Please leave a comment indicating your availability for this unmissable Super A’s fixture.
“Kimberley takes full advantage of the adverse weather conditions”
For the third time this season, Sporting Apostrophes suffered the bitter taste of defeat in Sunday’s rain-drenched encounter with promotion rivals It’s Back.
“Rain! It’s like waterpoison from the sky!” raged chariman Ernest Borgnine, his uncontrollable fury making him spontaneously urinate, bringing tears to the eyes of loyal fans. “We leave the desert of Old Street, only to find ourselves in a footballing Atlantis!”
The Super A’s “Galacticos” sauntered from the tunnel to be greeted by torrential rain and a sodden, unwilling pitch. Mother Nature herself, against the will of God and the Holy Spirit of Christopher Reeve, had conspired to nullify the Apstrophes’ fluid, passing football.
“Curse thee!” shouted Hawkins, extending his sheathed middle finger to the sky, a sight so magnificent the sun retreated further still, it’s fear evident to anyone equipped with the most rudimentary astronomy skills.
In defiance of the unjust weather conditions, the team proceeded to perform their patented warm-up routine, a complicated blend of pilates, golf and Esperanto, the team’s official tactical language. Lissimore and Hinceman, masters of the technique, concluded their session with an astonishing double somersault, proving they were ready in mind, body and bowel. Turner’s “Outback Moonwalk” soon followed, as Wessely’s “East End Shuffle” reached its apex. “guarantee” Farnworth’s northern soul forbids such outbursts, but his menacing golf swing brought gasps from the capacity crowd. Hawkins, floating above the pitch propelled by the power of Tina Turner’s “Simply The Best”, was transfixed, as though in a world of his own, his mind focused like a pornographer’s camera. At the rear, Kimberley’s attempt at a solitary push-up brought respectful applause from the die-hard Grammaticals.
The first half was a tense affair as the two teams probed, poked and stroked each other as an uncivilised Tarzan might molest Jane, or indeed Cheetah during public holidays. The stalemate was broken by a ferocious, unstoppable shot from Kimberley, bringing his goal tally to four this season. It’s Back responded with some clever counter attacks, taking full advantage of the Apostrophes’ reduced mobility in the adverse weather conditions. A penalty save from It’s Back’s hand sheath exponent denied Turner the opportunity to reduce the deficit, leaving the team two goals behind as they retired to their changing boudoir at half time.
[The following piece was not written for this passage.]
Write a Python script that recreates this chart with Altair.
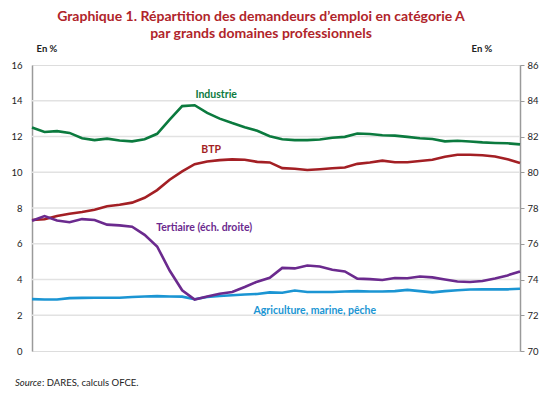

Sporting Apostrophes’ will to win, usually absent by the break, was as strong as ever as the team kicked off the second half. Disciplined defending by Lissimore and Hinceman reduced It’s Back’s opportunities, as Turner and Wessely sought to supply Kimberley and Farnsworth with the ball stroking they crave. Their efforts were rewarded by “guarantee” Farnsworth’s right boot, with a well-taken follow-up from Turner.
“If the rain stopped we’d smell victory,” one fan pleaded, but Mother Nature, deaf to his cries, unleashed the full force of her might, to the dismay of the innumerable fans.
Forlorn, dejected, beaten and bruised, the team swam from the pitch at the final whistle, cursing their luck on such a wretched day.
Sporting Apostrophes remain fifth in the table, their erratic WLWLWL streak confusing fans and pundits alike. A terrible injustice!
Score: 3-6
Squad: Farnsworth, Hawkins, Hinceman, Kimberley, Lissimore, Turner, Wessely.
Goals: Farnsworth (1), Kimberley (1), Turner (1).